The professionals who get the most from their books are not necessarily the ones with the best-written books or the biggest launch budgets. They are the ones who keep using it, consistently and persistently, for years after publication.
Measuring What Matters
The wrong metrics will sabotage your strategy. Most authors track book sales and Amazon rank because those numbers are easy to see. Neither one tells you whether your book is working as a business development tool.
The metrics that actually matter:
Copies in prospect hands. How many books have you distributed to your ideal client universe? This is your primary deployment metric. Track it monthly. Set a target for the year and review your progress quarterly.

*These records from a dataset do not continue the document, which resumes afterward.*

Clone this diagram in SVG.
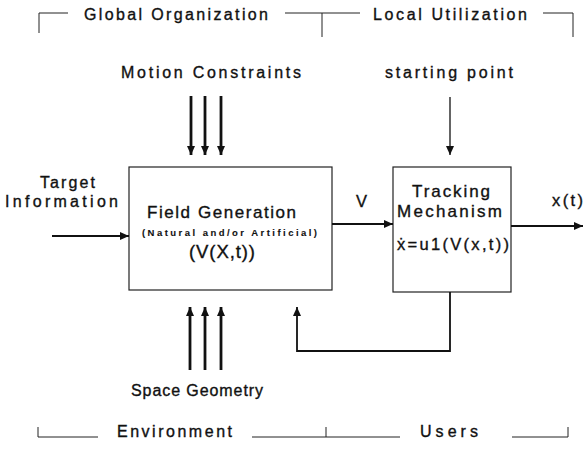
<svg xmlns="http://www.w3.org/2000/svg" width="583" height="455" viewBox="0 0 583 455">
  <style>
    text { font-family: "Liberation Sans", Arial, sans-serif; fill: #111; stroke: #111; stroke-width: 0.35; }
    .lbl { font-size: 16px; }
    .hdr { font-size: 16px; }
    .sml { font-size: 9.5px; font-weight: bold; stroke-width: 0.1; }
    .box { fill: #fff; stroke: #222; stroke-width: 1.2; }
    .brk { fill: none; stroke: #222; stroke-width: 1; }
    .arr { fill: none; stroke: #111; stroke-width: 1.8; marker-end: url(#ah); }
    .thk { fill: none; stroke: #111; stroke-width: 2.8; marker-end: url(#ah); }
  </style>
  <defs>
    <marker id="ah" markerUnits="userSpaceOnUse" markerWidth="9" markerHeight="8" refX="9" refY="4" orient="auto">
      <path d="M0,0 L9,4 L0,8 z" fill="#111"/>
    </marker>
  </defs>
  <rect width="583" height="455" fill="#fff"/>

  <!-- scope brackets, top -->
  <g id="top-brackets">
    <path class="brk" d="M39,33 V13 H68"/>
    <text class="hdr" x="84" y="20" textLength="184" lengthAdjust="spacing">Global Organization</text>
    <path class="brk" d="M285,13 H360 M322,13 V37"/>
    <text class="hdr" x="373" y="20" textLength="154" lengthAdjust="spacing">Local Utilization</text>
    <path class="brk" d="M543,13 H573 V37"/>
  </g>

  <!-- scope brackets, bottom -->
  <g id="bottom-brackets">
    <path class="brk" d="M38,427 V437 H98"/>
    <text class="hdr" x="117" y="437" textLength="115" lengthAdjust="spacing">Environment</text>
    <path class="brk" d="M252,437 H400 M326,427 V437"/>
    <text class="hdr" x="420" y="437" textLength="58" lengthAdjust="spacing">Users</text>
    <path class="brk" d="M512,437 H568 V427"/>
  </g>

  <g id="motion-constraints">
    <text class="lbl" x="121" y="78" textLength="180" lengthAdjust="spacing">Motion Constraints</text>
  </g>
  <g id="starting-point">
    <text class="lbl" x="385" y="78" textLength="128" lengthAdjust="spacing">starting point</text>
  </g>
  <g id="target-information">
    <text class="lbl" x="40" y="188" textLength="55" lengthAdjust="spacing">Target</text>
    <text class="lbl" x="5" y="207" textLength="113" lengthAdjust="spacing">Information</text>
  </g>
  <g id="space-geometry">
    <text class="lbl" x="131" y="396" textLength="132" lengthAdjust="spacing">Space Geometry</text>
  </g>

  <g id="field-generation">
    <rect class="box" x="129" y="167" width="203" height="123"/>
    <text x="147" y="218" font-size="17" textLength="149" lengthAdjust="spacing">Field Generation</text>
    <text class="sml" x="142" y="236" textLength="175" lengthAdjust="spacing">(Natural and/or Artificial)</text>
    <text x="189" y="258" font-size="18.5" textLength="66" lengthAdjust="spacing">(V(X,t))</text>
  </g>

  <g id="tracking-mechanism">
    <rect class="box" x="393" y="167" width="118" height="125"/>
    <text x="412" y="197" font-size="17" textLength="78" lengthAdjust="spacing">Tracking</text>
    <text x="397" y="217" font-size="17" textLength="105" lengthAdjust="spacing">Mechanism</text>
    <text x="397" y="250" font-size="16.5" textLength="112" lengthAdjust="spacing">ẋ=u1(V(x,t))</text>
  </g>

  <g id="signal-labels">
    <text x="356" y="207" font-size="16.5">V</text>
    <text x="552" y="206" font-size="16.5" textLength="31" lengthAdjust="spacing">x(t)</text>
  </g>

  <g id="connectors">
    <path class="thk" d="M191,96 V155"/>
    <path class="thk" d="M205,96 V155"/>
    <path class="thk" d="M221,96 V155"/>
    <path class="arr" d="M450,97 V155" style="stroke-width:1.3"/>
    <path class="thk" d="M190,370 V307"/>
    <path class="thk" d="M205,370 V307"/>
    <path class="thk" d="M221,370 V307"/>
    <path class="arr" d="M52,236 H129"/>
    <path class="arr" d="M332,224 H393"/>
    <path class="arr" d="M511,226 H583"/>
    <path class="arr" d="M450,292 V351 H297 V307"/>
  </g>
</svg>
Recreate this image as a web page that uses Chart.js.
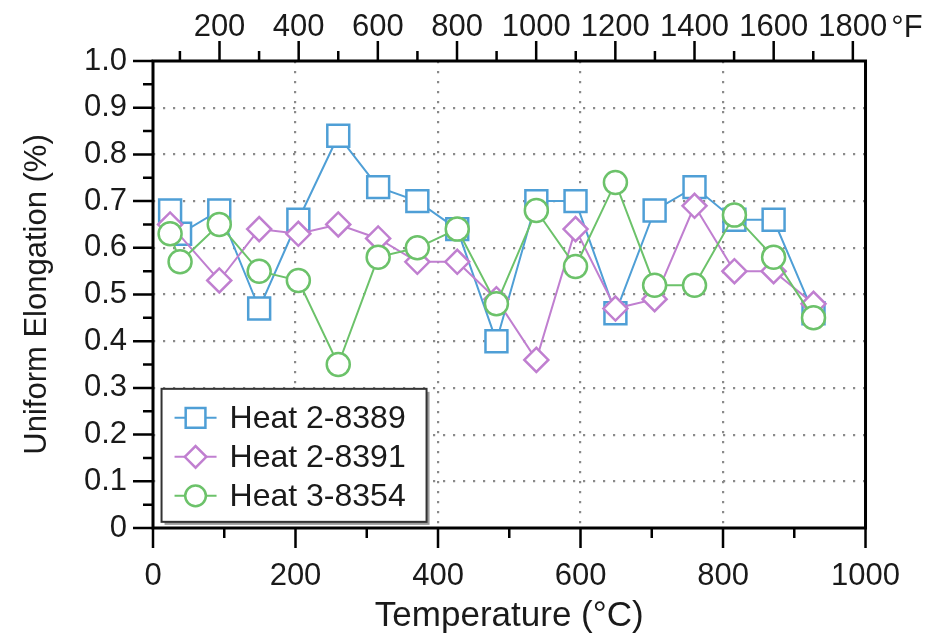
<!DOCTYPE html>
<html><head><meta charset="utf-8">
<script src="https://cdn.jsdelivr.net/npm/chart.js@4/dist/chart.umd.min.js"></script>
<style>html,body{margin:0;padding:0;background:#fff;overflow:hidden}#wrap{width:930px;height:643px;position:relative}</style>
</head><body><div id="wrap"><canvas id="c" width="930" height="643"></canvas></div>
<script>
// ---- data ----
const temperaturesC = [24, 38, 93, 149, 204, 260, 316, 371, 427, 482, 538, 593, 649, 704, 760, 816, 871, 927];
const heat28389 = [0.68, 0.63, 0.68, 0.47, 0.66, 0.84, 0.73, 0.70, 0.64, 0.40, 0.70, 0.70, 0.46, 0.68, 0.73, 0.66, 0.66, 0.46];
const heat28391 = [0.65, null, 0.53, 0.64, 0.63, 0.65, 0.62, 0.57, 0.57, 0.49, 0.36, 0.64, 0.47, 0.49, 0.69, 0.55, 0.55, 0.48];
const heat38354 = [0.63, 0.57, 0.65, 0.55, 0.53, 0.35, 0.58, 0.60, 0.64, 0.48, 0.68, 0.56, 0.74, 0.52, 0.52, 0.67, 0.58, 0.45];
const seriesNames = ['Heat 2-8389', 'Heat 2-8391', 'Heat 3-8354'];
const xMajorTicks = [0, 200, 400, 600, 800, 1000];
const xMinorTicks = [100, 300, 500, 700, 900];
const yMajorTicks = [0, 0.1, 0.2, 0.3, 0.4, 0.5, 0.6, 0.7, 0.8, 0.9, 1.0];
const yMinorTicks = [0.05, 0.15, 0.25, 0.35, 0.45, 0.55, 0.65, 0.75, 0.85, 0.95];
const fMajorTicks = [200, 400, 600, 800, 1000, 1200, 1400, 1600, 1800];
const fMinorTicks = [100, 300, 500, 700, 900, 1100, 1300, 1500, 1700];
const fUnitLabel = '°F';
const xTitle = 'Temperature (°C)';
const yTitle = 'Uniform Elongation (%)';

// ---- styles ----
const FONT = '"Liberation Sans", Arial, Helvetica, sans-serif';
const NARROW = '"Liberation Sans Narrow", "Arial Narrow", "Liberation Sans", sans-serif';
const TICK_FONT = {family: NARROW, size: 31};
const XTITLE_FONT = {family: FONT, size: 35};
const YTITLE_FONT = {family: FONT, size: 31};
const LEGEND_SIZE = 32;
const TEXT = '#1a1a1a';
const GRID = '#8a8a8a';
const COLORS = ['#4f9fd6', '#c07fd0', '#6cc26a'];
const STYLES = ['rect', 'rectRot', 'circle'];
const RADII = [15.5, 12, 11.5];

const toPts = arr => temperaturesC.map((t, i) => ({x: t, y: arr[i]}));
const seriesData = [heat28389, heat28391, heat38354];

const datasets = seriesData.map((arr, i) => ({
  label: seriesNames[i],
  data: toPts(arr),
  borderColor: COLORS[i],
  backgroundColor: '#ffffff',
  borderWidth: 2,
  pointStyle: STYLES[i],
  pointRadius: RADII[i],
  pointBorderWidth: 2.5,
  pointBackgroundColor: '#ffffff',
  pointBorderColor: COLORS[i],
  spanGaps: true,
  tension: 0,
  order: 3 - i
}));

const c2f = c => c * 9 / 5 + 32;

const decorPlugin = {
  id: 'decor',
  afterDatasetsDraw(chart) {
    const ctx = chart.ctx;
    const a = chart.chartArea;
    const sx = chart.scales.x, sy = chart.scales.y, sf = chart.scales.xF;
    ctx.save();
    ctx.strokeStyle = '#000';
    ctx.lineWidth = 2.5;
    ctx.lineCap = 'butt';
    const MAJ = 20, MIN = 10;
    ctx.beginPath();
    xMajorTicks.forEach(v => { const p = sx.getPixelForValue(v); ctx.moveTo(p, a.bottom); ctx.lineTo(p, a.bottom + MAJ); });
    xMinorTicks.forEach(v => { const p = sx.getPixelForValue(v); ctx.moveTo(p, a.bottom); ctx.lineTo(p, a.bottom + MIN); });
    yMajorTicks.forEach(v => { const p = sy.getPixelForValue(v); ctx.moveTo(a.left, p); ctx.lineTo(a.left - MAJ, p); });
    yMinorTicks.forEach(v => { const p = sy.getPixelForValue(v); ctx.moveTo(a.left, p); ctx.lineTo(a.left - MIN, p); });
    fMajorTicks.forEach(v => { const p = sf.getPixelForValue(v); ctx.moveTo(p, a.top); ctx.lineTo(p, a.top - MAJ); });
    fMinorTicks.forEach(v => { const p = sf.getPixelForValue(v); ctx.moveTo(p, a.top); ctx.lineTo(p, a.top - MIN); });
    ctx.stroke();
    // frame
    ctx.lineWidth = 3;
    ctx.strokeRect(a.left, a.top, a.right - a.left, a.bottom - a.top);
    // °F unit label
    ctx.fillStyle = TEXT;
    ctx.font = TICK_FONT.size + 'px ' + NARROW;
    ctx.textAlign = 'left';
    ctx.textBaseline = 'middle';
    const last = fMajorTicks[fMajorTicks.length - 1];
    const lastW = ctx.measureText(String(last)).width;
    ctx.fillText(fUnitLabel, sf.getPixelForValue(last) + lastW / 2 + 4, 28);

    // legend
    const lx = sx.getPixelForValue(12), ly = sy.getPixelForValue(0.298);
    const lw = 265, lh = 133;
    ctx.fillStyle = '#9a9a9a';
    ctx.fillRect(lx + 3, ly + 3, lw, lh);
    ctx.fillStyle = '#fff';
    ctx.fillRect(lx, ly, lw, lh);
    ctx.strokeStyle = '#333';
    ctx.lineWidth = 2;
    ctx.strokeRect(lx, ly, lw, lh);
    ctx.font = LEGEND_SIZE + 'px ' + FONT;
    chart.data.datasets.forEach((ds, i) => {
      const cy = ly + 29 + i * 39;
      const mx = lx + 34;
      ctx.strokeStyle = ds.borderColor;
      ctx.lineWidth = ds.borderWidth;
      ctx.beginPath(); ctx.moveTo(lx + 13, cy); ctx.lineTo(lx + 55, cy); ctx.stroke();
      ctx.fillStyle = '#fff';
      ctx.lineWidth = ds.pointBorderWidth;
      Chart.helpers.drawPoint(ctx, {pointStyle: ds.pointStyle, radius: ds.pointRadius * 0.9, rotation: 0, borderWidth: ds.pointBorderWidth}, mx, cy);
      ctx.fillStyle = TEXT;
      ctx.textAlign = 'left';
      ctx.textBaseline = 'middle';
      ctx.fillText(ds.label, lx + 68, cy + 1);
    });
    ctx.restore();
  }
};

const gridColorX = c => (c.tick && c.tick.value > 0 && c.tick.value < 1000) ? GRID : 'rgba(0,0,0,0)';
const gridColorY = c => (c.tick && c.tick.value > 0.001 && c.tick.value < 0.999) ? GRID : 'rgba(0,0,0,0)';

new Chart(document.getElementById('c'), {
  type: 'line',
  data: {datasets},
  options: {
    responsive: false,
    animation: false,
    devicePixelRatio: 1,
    layout: {padding: {left: 0, right: 64, top: 0, bottom: 0}},
    plugins: {legend: {display: false}, tooltip: {enabled: false}},
    scales: {
      x: {
        type: 'linear', position: 'bottom', min: 0, max: 1000,
        afterBuildTicks: s => { s.ticks = xMajorTicks.map(v => ({value: v})); },
        afterFit: s => { s.height = 115; },
        ticks: {font: TICK_FONT, color: TEXT, padding: 30, maxRotation: 0, autoSkip: false,
          callback: v => String(v)},
        grid: {color: gridColorX, lineWidth: 2.2, drawTicks: false},
        border: {display: false, dash: [2.2, 7.8]},
        title: {display: true, text: xTitle, font: XTITLE_FONT, color: TEXT, padding: {top: 0, bottom: 6}}
      },
      xF: {
        type: 'linear', position: 'top', min: c2f(0), max: c2f(1000),
        afterBuildTicks: s => { s.ticks = fMajorTicks.map(v => ({value: v})); },
        afterFit: s => { s.height = 61; },
        ticks: {font: TICK_FONT, color: TEXT, padding: 15, maxRotation: 0, autoSkip: false,
          callback: v => String(v)},
        grid: {drawOnChartArea: false, drawTicks: false},
        border: {display: false}
      },
      y: {
        type: 'linear', position: 'left', min: 0, max: 1,
        afterBuildTicks: s => { s.ticks = yMajorTicks.map(v => ({value: v})); },
        afterFit: s => { s.width = 153; },
        ticks: {font: TICK_FONT, color: TEXT, padding: 26, autoSkip: false,
          callback: v => (Math.abs(v) < 1e-9 ? '0' : v.toFixed(1))},
        grid: {color: gridColorY, lineWidth: 2.2, drawTicks: false},
        border: {display: false, dash: [2.2, 7.8]},
        title: {display: true, text: yTitle, font: YTITLE_FONT, color: TEXT, padding: {top: 19, bottom: 0}}
      }
    }
  },
  plugins: [decorPlugin]
});
</script>
</body></html>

Sales calls booked from book introductions. How many discovery calls, strategy sessions, or initial meetings were sourced from a book introduction? This is the clearest signal that the book is doing its job. Ask every new prospect where they first encountered you.
Deals sourced from book-initiated conversations. Track revenue that originated from a prospect who received or read your book before engaging your firm. Over time, this number tells you the direct ROI on your book distribution budget.
Speaking engagements booked. How many keynotes, breakout sessions, or podcast appearances have come directly from the book? Speaking generates clients, media attention, and referral relationships, and the book is your single most effective tool for opening those doors.
Track these four numbers quarterly. Review them annually against the cost of your book program (printing, shipping, original production). For almost every professional services firm that deploys a book actively, the return dwarfs the investment within the first year.
Frequently Asked Questions
How long does a business book launch take?
A focused book launch campaign typically runs 30 days from the official publication date. That first window is when you do the concentrated push: announcement emails, direct outreach to your top prospects and referral sources, podcast pitches, and media placements. After the 30-day window closes, the book shifts into ongoing deployment mode, where it continues generating clients and speaking inquiries for years. Think of the launch as the ignition, not the entire engine.
Should I sell my book or give it away?
For most professional services experts, giving books away to ideal prospects and referral sources produces far better business results than selling them. A $25 book sale is trivial compared to a single client engagement worth $10,000 or more. The goal is to get the book into the hands of people who can hire you or refer someone who will. Sell on Amazon for credibility and discoverability. Give away generously to anyone in your ideal prospect universe.
How many copies should I order for a launch?
Start with your top 50 to 100 prospects and referral sources, then add speaking contacts, podcast hosts, media contacts, and strategic partners. A typical first print run of 200 to 500 copies covers the launch window and gives you inventory for the first several months of ongoing deployment. Roger Sitkins ordered 300 copies for his top referral sources and prospects at launch and was booking keynotes from attendees who had read the book before meeting him.
How do I get my book into the hands of ideal clients?
Direct distribution is the most effective method: build a list of your top prospects and referral sources, write a personal note, and mail physical copies. Beyond direct mail, use the book as a leave-behind after every sales conversation, send copies to event organizers when pursuing speaking engagements, give copies to existing clients to pass along, and include a book offer in your email outreach. The book should travel continuously, not sit in a box.